The Department of Finance is looking at allowing SMEs with patentable assets, but without the resources to get them patented, to tap into the new tax break scheme announced in the Budget.
In the Budget, Finance Minister Michael Noonan confirmed the KDB would have a corporate tax rate of 6.25pc - half the headline rate of 12.5pc - for companies that derive their profits from patents.

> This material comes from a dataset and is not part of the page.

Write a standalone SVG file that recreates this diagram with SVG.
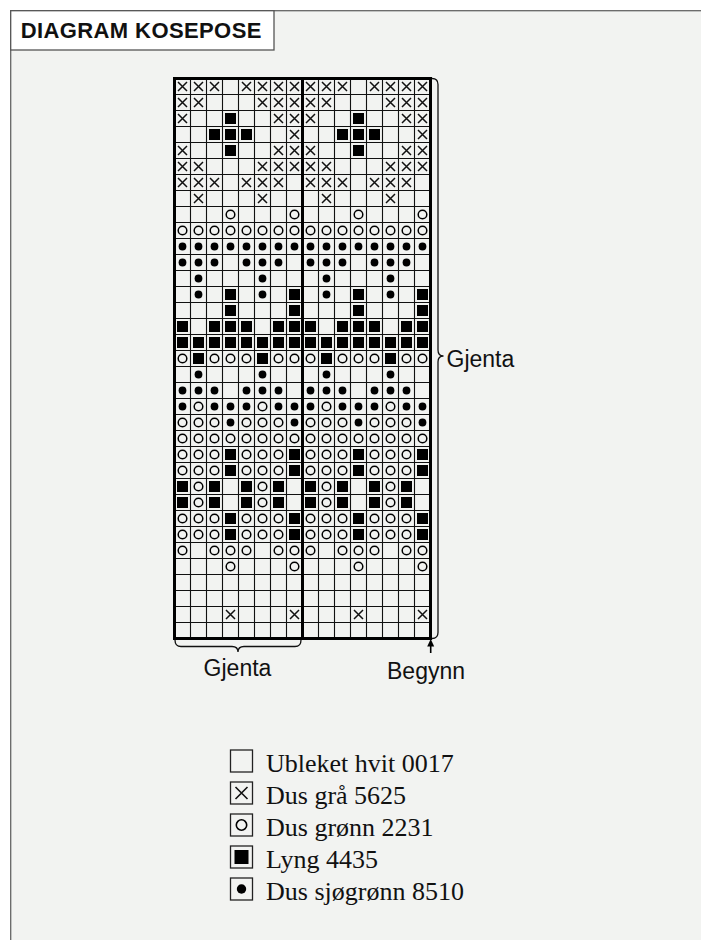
<svg xmlns="http://www.w3.org/2000/svg" width="701" height="940" viewBox="0 0 701 940">
<style>
.thin{stroke:#111;stroke-width:1.1;fill:none}
.thick{stroke:#000;stroke-width:3;fill:none}
.lbl{font-family:"Liberation Sans",Arial,sans-serif;font-size:23px;fill:#111}
.leg{font-family:"Liberation Serif","Times New Roman",serif;font-size:26px;fill:#111}
.lbox{fill:none;stroke:#222;stroke-width:1.3}
.brace{fill:none;stroke:#111;stroke-width:1.3}
</style>
<defs>
<path id="x" d="M3.5,3.5L12.5,12.5M12.5,3.5L3.5,12.5" stroke="#111" stroke-width="1.5" fill="none"/>
<rect id="s" x="2.5" y="2.5" width="11" height="11" fill="#000"/>
<circle id="o" cx="8" cy="8" r="4.3" fill="none" stroke="#000" stroke-width="1.5"/>
<circle id="d" cx="8" cy="8" r="3.9" fill="#000"/>
</defs>
<rect x="0" y="0" width="701" height="940" fill="#fff"/>
<rect id="frame" x="10.7" y="10.7" width="720" height="960" fill="#f2f3f1" stroke="#666" stroke-width="1.3"/>
<g id="title">
<rect x="10.7" y="10.7" width="263.3" height="39.3" fill="#fff" stroke="#555" stroke-width="1.3"/>
<text x="20.7" y="38.3" font-family="'Liberation Sans',Arial,sans-serif" font-weight="bold" font-size="22" letter-spacing="0.4" fill="#111">DIAGRAM KOSEPOSE</text>
</g>
<g id="chart" transform="translate(174.5,78.5)">
<g id="rep">
<use href="#x" x="0" y="0"/><use href="#x" x="16" y="0"/><use href="#x" x="32" y="0"/><use href="#x" x="64" y="0"/><use href="#x" x="80" y="0"/><use href="#x" x="96" y="0"/><use href="#x" x="112" y="0"/>
<use href="#x" x="0" y="16"/><use href="#x" x="16" y="16"/><use href="#x" x="80" y="16"/><use href="#x" x="96" y="16"/><use href="#x" x="112" y="16"/>
<use href="#x" x="0" y="32"/><use href="#s" x="48" y="32"/><use href="#x" x="96" y="32"/><use href="#x" x="112" y="32"/>
<use href="#s" x="32" y="48"/><use href="#s" x="48" y="48"/><use href="#s" x="64" y="48"/><use href="#x" x="112" y="48"/>
<use href="#x" x="0" y="64"/><use href="#s" x="48" y="64"/><use href="#x" x="96" y="64"/><use href="#x" x="112" y="64"/>
<use href="#x" x="0" y="80"/><use href="#x" x="16" y="80"/><use href="#x" x="80" y="80"/><use href="#x" x="96" y="80"/><use href="#x" x="112" y="80"/>
<use href="#x" x="0" y="96"/><use href="#x" x="16" y="96"/><use href="#x" x="32" y="96"/><use href="#x" x="64" y="96"/><use href="#x" x="80" y="96"/><use href="#x" x="96" y="96"/>
<use href="#x" x="16" y="112"/><use href="#x" x="80" y="112"/>
<use href="#o" x="48" y="128"/><use href="#o" x="112" y="128"/>
<use href="#o" x="0" y="144"/><use href="#o" x="16" y="144"/><use href="#o" x="32" y="144"/><use href="#o" x="48" y="144"/><use href="#o" x="64" y="144"/><use href="#o" x="80" y="144"/><use href="#o" x="96" y="144"/><use href="#o" x="112" y="144"/>
<use href="#d" x="0" y="160"/><use href="#d" x="16" y="160"/><use href="#d" x="32" y="160"/><use href="#d" x="48" y="160"/><use href="#d" x="64" y="160"/><use href="#d" x="80" y="160"/><use href="#d" x="96" y="160"/><use href="#d" x="112" y="160"/>
<use href="#d" x="0" y="176"/><use href="#d" x="16" y="176"/><use href="#d" x="32" y="176"/><use href="#d" x="64" y="176"/><use href="#d" x="80" y="176"/><use href="#d" x="96" y="176"/>
<use href="#d" x="16" y="192"/><use href="#d" x="80" y="192"/>
<use href="#d" x="16" y="208"/><use href="#s" x="48" y="208"/><use href="#d" x="80" y="208"/><use href="#s" x="112" y="208"/>
<use href="#s" x="48" y="224"/><use href="#s" x="112" y="224"/>
<use href="#s" x="0" y="240"/><use href="#s" x="32" y="240"/><use href="#s" x="48" y="240"/><use href="#s" x="64" y="240"/><use href="#s" x="96" y="240"/><use href="#s" x="112" y="240"/>
<use href="#s" x="0" y="256"/><use href="#s" x="16" y="256"/><use href="#s" x="32" y="256"/><use href="#s" x="48" y="256"/><use href="#s" x="64" y="256"/><use href="#s" x="80" y="256"/><use href="#s" x="96" y="256"/><use href="#s" x="112" y="256"/>
<use href="#o" x="0" y="272"/><use href="#s" x="16" y="272"/><use href="#o" x="32" y="272"/><use href="#o" x="48" y="272"/><use href="#o" x="64" y="272"/><use href="#s" x="80" y="272"/><use href="#o" x="96" y="272"/><use href="#o" x="112" y="272"/>
<use href="#d" x="16" y="288"/><use href="#d" x="80" y="288"/>
<use href="#d" x="0" y="304"/><use href="#d" x="16" y="304"/><use href="#d" x="32" y="304"/><use href="#d" x="64" y="304"/><use href="#d" x="80" y="304"/><use href="#d" x="96" y="304"/>
<use href="#d" x="0" y="320"/><use href="#o" x="16" y="320"/><use href="#d" x="32" y="320"/><use href="#d" x="48" y="320"/><use href="#d" x="64" y="320"/><use href="#o" x="80" y="320"/><use href="#d" x="96" y="320"/><use href="#d" x="112" y="320"/>
<use href="#o" x="0" y="336"/><use href="#o" x="16" y="336"/><use href="#o" x="32" y="336"/><use href="#d" x="48" y="336"/><use href="#o" x="64" y="336"/><use href="#o" x="80" y="336"/><use href="#o" x="96" y="336"/><use href="#d" x="112" y="336"/>
<use href="#o" x="0" y="352"/><use href="#o" x="16" y="352"/><use href="#o" x="32" y="352"/><use href="#o" x="48" y="352"/><use href="#o" x="64" y="352"/><use href="#o" x="80" y="352"/><use href="#o" x="96" y="352"/><use href="#o" x="112" y="352"/>
<use href="#o" x="0" y="368"/><use href="#o" x="16" y="368"/><use href="#o" x="32" y="368"/><use href="#s" x="48" y="368"/><use href="#o" x="64" y="368"/><use href="#o" x="80" y="368"/><use href="#o" x="96" y="368"/><use href="#s" x="112" y="368"/>
<use href="#o" x="0" y="384"/><use href="#o" x="16" y="384"/><use href="#o" x="32" y="384"/><use href="#s" x="48" y="384"/><use href="#o" x="64" y="384"/><use href="#o" x="80" y="384"/><use href="#o" x="96" y="384"/><use href="#s" x="112" y="384"/>
<use href="#s" x="0" y="400"/><use href="#o" x="16" y="400"/><use href="#s" x="32" y="400"/><use href="#s" x="64" y="400"/><use href="#o" x="80" y="400"/><use href="#s" x="96" y="400"/>
<use href="#s" x="0" y="416"/><use href="#o" x="16" y="416"/><use href="#s" x="32" y="416"/><use href="#s" x="64" y="416"/><use href="#o" x="80" y="416"/><use href="#s" x="96" y="416"/>
<use href="#o" x="0" y="432"/><use href="#o" x="16" y="432"/><use href="#o" x="32" y="432"/><use href="#s" x="48" y="432"/><use href="#o" x="64" y="432"/><use href="#o" x="80" y="432"/><use href="#o" x="96" y="432"/><use href="#s" x="112" y="432"/>
<use href="#o" x="0" y="448"/><use href="#o" x="16" y="448"/><use href="#o" x="32" y="448"/><use href="#s" x="48" y="448"/><use href="#o" x="64" y="448"/><use href="#o" x="80" y="448"/><use href="#o" x="96" y="448"/><use href="#s" x="112" y="448"/>
<use href="#o" x="0" y="464"/><use href="#o" x="32" y="464"/><use href="#o" x="48" y="464"/><use href="#o" x="64" y="464"/><use href="#o" x="96" y="464"/><use href="#o" x="112" y="464"/>
<use href="#o" x="48" y="480"/><use href="#o" x="112" y="480"/>
<use href="#x" x="48" y="528"/><use href="#x" x="112" y="528"/>
</g>
<use href="#rep" x="128" y="0"/>
<path class="thin" d="M16,0V560M32,0V560M48,0V560M64,0V560M80,0V560M96,0V560M112,0V560M144,0V560M160,0V560M176,0V560M192,0V560M208,0V560M224,0V560M240,0V560M0,16H256M0,32H256M0,48H256M0,64H256M0,80H256M0,96H256M0,112H256M0,128H256M0,144H256M0,160H256M0,176H256M0,192H256M0,208H256M0,224H256M0,240H256M0,256H256M0,272H256M0,288H256M0,304H256M0,320H256M0,336H256M0,352H256M0,368H256M0,384H256M0,400H256M0,416H256M0,432H256M0,448H256M0,464H256M0,480H256M0,496H256M0,512H256M0,528H256M0,544H256"/>
<path class="thick" d="M0,0H256V560H0ZM128,0V560"/>
</g>
<g id="connectors">
<path class="brace" d="M432,78.5Q438,78.5 438,84.5L438,350Q438,356 443.5,356Q438,356 438,362L438,632.5Q438,638.5 432,638.5"/>
<path class="brace" d="M175,640Q175,646.5 181,646.5L232,646.5Q238,646.5 238,652Q238,646.5 244,646.5L295,646.5Q301,646.5 301,640"/>
<path d="M430.7,653V645" stroke="#000" stroke-width="1.6"/>
<path d="M430.7,639L427.2,646.5H434.2Z" fill="#000"/>
</g>
<g id="labels">
<text class="lbl" x="446.5" y="367">Gjenta</text>
<text class="lbl" x="237.5" y="676" text-anchor="middle">Gjenta</text>
<text class="lbl" x="387" y="679">Begynn</text>
</g>
<g id="legend">
<rect class="lbox" x="230.5" y="750" width="22" height="22"/>
<text class="leg" x="266" y="772">Ubleket hvit 0017</text>
<rect class="lbox" x="230.5" y="782" width="22" height="22"/>
<path d="M235.5,787L247.5,799M247.5,787L235.5,799" stroke="#111" stroke-width="1.6" fill="none"/>
<text class="leg" x="266" y="804">Dus grå 5625</text>
<rect class="lbox" x="230.5" y="814" width="22" height="22"/>
<circle cx="241.5" cy="825" r="5.2" fill="none" stroke="#000" stroke-width="1.6"/>
<text class="leg" x="266" y="836">Dus grønn 2231</text>
<rect class="lbox" x="230.5" y="846" width="22" height="22"/>
<rect x="234.5" y="850" width="14" height="14" fill="#000"/>
<text class="leg" x="266" y="868">Lyng 4435</text>
<rect class="lbox" x="230.5" y="878" width="22" height="22"/>
<circle cx="241.5" cy="889" r="4.7" fill="#000"/>
<text class="leg" x="266" y="900">Dus sjøgrønn 8510</text>
</g>
</svg>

It will take effect from January.
The minister announced the KDB last year in the context of the phasing out, up to 2020, of the so-called Double Irish tax avoidance loophole used by multinationals.

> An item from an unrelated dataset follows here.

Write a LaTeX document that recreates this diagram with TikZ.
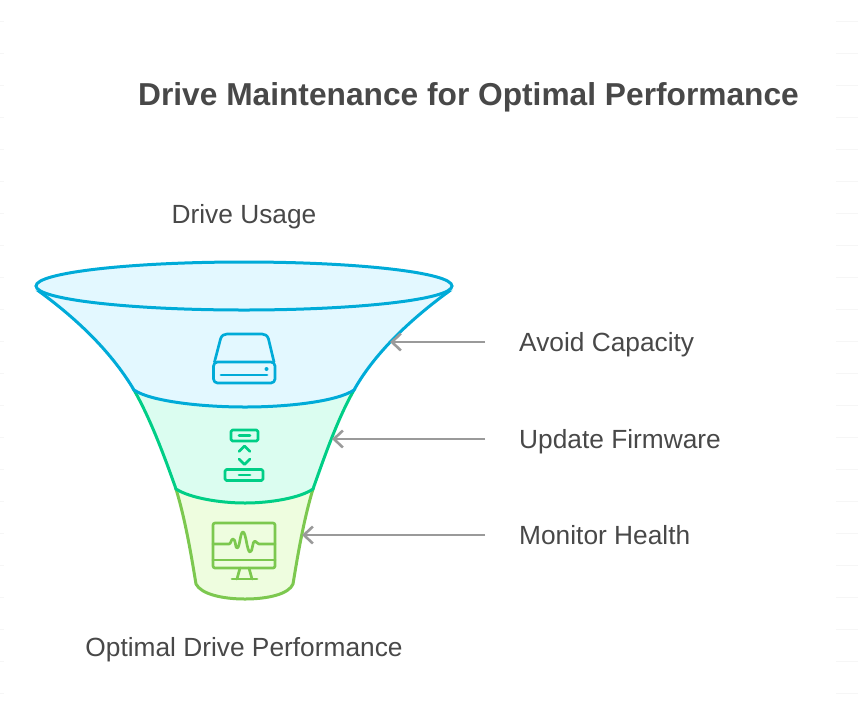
\documentclass[tikz,border=0pt]{standalone}
\usepackage{fontspec}
\setmainfont{Liberation Sans}
\usetikzlibrary{arrows.meta}
\definecolor{txtgray}{HTML}{484848}
\definecolor{arrowgray}{HTML}{9A9A9A}
\definecolor{tickgray}{HTML}{F6F6F6}
\definecolor{blueline}{HTML}{00ABD8}
\definecolor{bluefill}{HTML}{E3F8FF}
\definecolor{greenline}{HTML}{00CE86}
\definecolor{greenfill}{HTML}{DBFDF0}
\definecolor{limeline}{HTML}{7CC84F}
\definecolor{limefill}{HTML}{EEFDDF}
\tikzset{
  title/.style={font=\fontsize{31.7}{36}\selectfont\bfseries, text=txtgray, inner sep=0pt},
  label/.style={font=\fontsize{26.3}{30}\selectfont, text=txtgray, inner sep=0pt},
  pointer/.style={draw=arrowgray, line width=2.6pt, -{Straight Barb[length=9pt,width=17pt,line width=2.6pt]}},
  icon/.style={line width=2.7pt, line cap=round, line join=round},
}
\begin{document}
\begin{tikzpicture}[x=1pt,y=-1pt]
  \useasboundingbox (0,0) rectangle (858,710);
  % margin ticks
  \foreach \y in {0,...,21} {
    \fill [tickgray] (0,20.5+32*\y) rectangle (4,22+32*\y);
    \fill [tickgray] (836,20.5+32*\y) rectangle (858,22+32*\y);
  }

  % funnel
  \draw [draw=limeline, fill=limefill, line width=3pt] (176,489)
    .. controls (186,522) and (192,560) .. (196,584)
    .. controls (201,594) and (222,599) .. (245,599)
    .. controls (268,599) and (289,594) .. (293,584)
    .. controls (297,560) and (303,522) .. (313,489)
    -- cycle;
  \draw [draw=greenline, fill=greenfill, line width=3pt] (134,390)
    .. controls (150,418) and (164,455) .. (176,489)
    .. controls (190,498) and (220,503) .. (245,503)
    .. controls (270,503) and (300,498) .. (313,489)
    .. controls (325,455) and (338,418) .. (354,390)
    -- cycle;
  \draw [draw=blueline, fill=bluefill, line width=3pt] (40,292)
    .. controls (85,325) and (115,358) .. (134,390)
    .. controls (150,401) and (200,407) .. (245,407)
    .. controls (290,407) and (338,401) .. (354,390)
    .. controls (372,358) and (403,325) .. (448,292)
    -- cycle;
  \draw [draw=blueline, fill=bluefill, line width=3pt] (244,286) ellipse [x radius=208, y radius=24];

  % disk icon
  \begin{scope}[icon, draw=blueline]
    \draw (214.5,362) -- (220.5,339) .. controls (221.5,335.5) and (224,334) .. (227,334)
      -- (262,334) .. controls (265,334) and (267.5,335.5) .. (268.5,339) -- (274,362);
    \draw [rounded corners=4pt] (213.5,362) rectangle (275,383);
    \draw (221,375) -- (267,375);
    \fill [blueline] (266.5,369) circle (2);
  \end{scope}

  % update icon
  \begin{scope}[icon, draw=greenline]
    \draw [rounded corners=1.5pt] (231,430) rectangle (258,441);
    \draw (239,435.5) -- (250,435.5);
    \draw (239,451.5) -- (244.5,446) -- (250,451.5);
    \draw (239,459) -- (244.5,464.5) -- (250,459);
    \draw [rounded corners=1.5pt] (225,469.5) rectangle (263,480.5);
    \draw (239,475) -- (250,475);
  \end{scope}

  % monitor icon
  \begin{scope}[icon, draw=limeline]
    \draw [rounded corners=2pt] (213,523) rectangle (275,568);
    \draw (213,560) -- (275,560);
    \draw (213,544) -- (229,544)
      .. controls (231,544) and (231,539) .. (233,539)
      .. controls (236,539) and (235,548) .. (237,548)
      .. controls (240,548) and (240,532) .. (243,532)
      .. controls (246,532) and (247,552) .. (250,552)
      .. controls (253,552) and (252,541) .. (255,541)
      .. controls (256.5,541) and (256.5,544) .. (259,544)
      -- (275,544);
    \draw (240,568) -- (237,579);
    \draw (249,568) -- (252,579);
    \draw (232,579) -- (257,579);
  \end{scope}

  % labels
  \node [title, anchor=west] (heading) at (138,97.5) {Drive Maintenance for Optimal Performance};
  \node [label] (usage) at (244,217) {Drive Usage};
  \node [label] (optimal) at (244,650) {Optimal Drive Performance};
  \node [label, anchor=west] (capacity) at (519,345) {Avoid Capacity};
  \node [label, anchor=west] (firmware) at (519,442) {Update Firmware};
  \node [label, anchor=west] (health) at (519,535.5) {Monitor Health};

  % pointers
  \coordinate (capacitytip) at (390,342);
  \coordinate (firmwaretip) at (332,439);
  \coordinate (healthtip) at (302,535);
  \draw [pointer] (485,342) -- (capacitytip);
  \draw [pointer] (485,439) -- (firmwaretip);
  \draw [pointer] (485,535) -- (healthtip);
\end{tikzpicture}
\end{document}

Mr Noonan said it will be the first so-called patent box that will comply with new international rules ensuring that intellectual property is generated in the jurisdiction where the tax rate will be applied.

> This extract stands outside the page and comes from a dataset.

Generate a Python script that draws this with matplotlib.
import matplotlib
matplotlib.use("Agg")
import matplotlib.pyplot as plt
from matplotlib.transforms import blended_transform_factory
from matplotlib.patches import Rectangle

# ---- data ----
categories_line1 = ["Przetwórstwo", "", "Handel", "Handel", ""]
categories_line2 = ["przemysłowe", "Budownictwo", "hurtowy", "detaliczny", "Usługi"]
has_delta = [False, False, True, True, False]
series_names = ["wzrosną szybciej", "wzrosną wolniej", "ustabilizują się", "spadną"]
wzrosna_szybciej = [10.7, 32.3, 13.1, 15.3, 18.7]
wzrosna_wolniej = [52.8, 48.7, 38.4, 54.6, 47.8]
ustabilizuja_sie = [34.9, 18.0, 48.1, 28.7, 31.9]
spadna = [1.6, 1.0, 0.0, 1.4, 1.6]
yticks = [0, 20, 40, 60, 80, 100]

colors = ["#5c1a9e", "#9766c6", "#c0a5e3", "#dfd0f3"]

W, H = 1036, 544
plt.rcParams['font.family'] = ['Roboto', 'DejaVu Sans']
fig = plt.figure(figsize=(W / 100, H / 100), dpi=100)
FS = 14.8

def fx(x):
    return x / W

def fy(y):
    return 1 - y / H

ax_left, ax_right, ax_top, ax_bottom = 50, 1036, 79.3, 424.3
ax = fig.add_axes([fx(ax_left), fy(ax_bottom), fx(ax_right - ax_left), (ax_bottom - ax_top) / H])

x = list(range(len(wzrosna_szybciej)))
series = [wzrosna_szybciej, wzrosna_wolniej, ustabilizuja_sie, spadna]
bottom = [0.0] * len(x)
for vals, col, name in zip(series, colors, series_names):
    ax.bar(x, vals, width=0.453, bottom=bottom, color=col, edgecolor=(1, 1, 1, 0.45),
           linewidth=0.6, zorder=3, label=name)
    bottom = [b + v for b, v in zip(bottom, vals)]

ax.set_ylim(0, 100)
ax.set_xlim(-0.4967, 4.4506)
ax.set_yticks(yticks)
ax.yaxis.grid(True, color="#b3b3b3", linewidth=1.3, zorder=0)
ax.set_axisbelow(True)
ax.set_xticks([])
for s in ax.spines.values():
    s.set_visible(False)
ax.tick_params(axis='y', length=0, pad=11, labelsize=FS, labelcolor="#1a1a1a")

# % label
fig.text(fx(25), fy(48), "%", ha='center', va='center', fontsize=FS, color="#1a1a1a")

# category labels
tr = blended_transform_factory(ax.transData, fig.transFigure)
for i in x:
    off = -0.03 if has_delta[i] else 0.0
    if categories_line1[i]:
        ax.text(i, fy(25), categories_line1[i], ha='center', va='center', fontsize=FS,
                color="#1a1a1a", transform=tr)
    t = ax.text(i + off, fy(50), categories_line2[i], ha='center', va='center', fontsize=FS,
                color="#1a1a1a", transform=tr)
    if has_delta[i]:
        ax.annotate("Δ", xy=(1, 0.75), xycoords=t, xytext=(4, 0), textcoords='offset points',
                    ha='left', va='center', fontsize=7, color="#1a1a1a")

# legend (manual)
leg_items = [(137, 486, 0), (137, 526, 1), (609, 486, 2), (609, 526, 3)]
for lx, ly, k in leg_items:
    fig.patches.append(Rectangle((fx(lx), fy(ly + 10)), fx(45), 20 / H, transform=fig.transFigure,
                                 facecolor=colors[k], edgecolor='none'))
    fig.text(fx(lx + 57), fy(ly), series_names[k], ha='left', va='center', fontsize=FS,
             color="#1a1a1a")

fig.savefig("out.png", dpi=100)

But in an attempt to allow smaller businesses avail of the scheme, an additional qualifying category has been introduced allowing for assets that are patentable, but not yet patented.
The Department of Finance said this will be available to companies with annual income from intellectual property that is less than €7.5m, and annual global turnover of €50m.
"This is to assist small and micro companies who may not patent IP due to cost or other factors," Mr Noonan said, in a letter to Jobs Minister Richard Bruton ahead of the Budget, and released to the Irish Independent under Freedom of Information.
To comply with international rules, however, this particular category of assets can only be included if a government agency, separate from the Revenue Commissioners, carries out a certification process.
Mr Noonan said the Patents Office is the only appropriate agency for this role.
In his response, two weeks before the Budget, Mr Bruton said that as standalone legislation, separate to the patents legislation, is likely to be needed to allow for certification of this category of assets, it is not likely to be drafted and passed by the Oireachtas before the New Year.
As to how it would work, Mr Bruton suggested that applications could be made to the Minister for Jobs, Enterprise and Innovation, and the Controller of Patents would be tasked with considering them. The Controller could refuse or grant a certificate, attesting to its novelty.
Mr Bruton said that if the criteria are met, the Controller will issue a certificate to the applicant that can be presented as qualifying evidence to the Revenue Commissioners.
The minister said that as the Patents Office is not in itself a search-and-examination authority, the work of establishing novelty will, as currently happens for the patents process, be outsourced to another patent searching authority.
"While the UK Intellectual Property Office currently carries out these searches for Irish long-term patent applications, the willingness of that Office to extend this service to include also applications of this nature will have to be explored and negotiated," Mr Bruton said.
Mr Noonan also speculated whether there was a need for a broader review of the patent system in Ireland, specifically around the examination of patents.
Mr Bruton warned that reintroducing a substantive search and examination function in the Patents Office would be "highly resource intensive and hence extremely costly".
He said the UK office has about 400 staff, with 300 assigned to patent examination.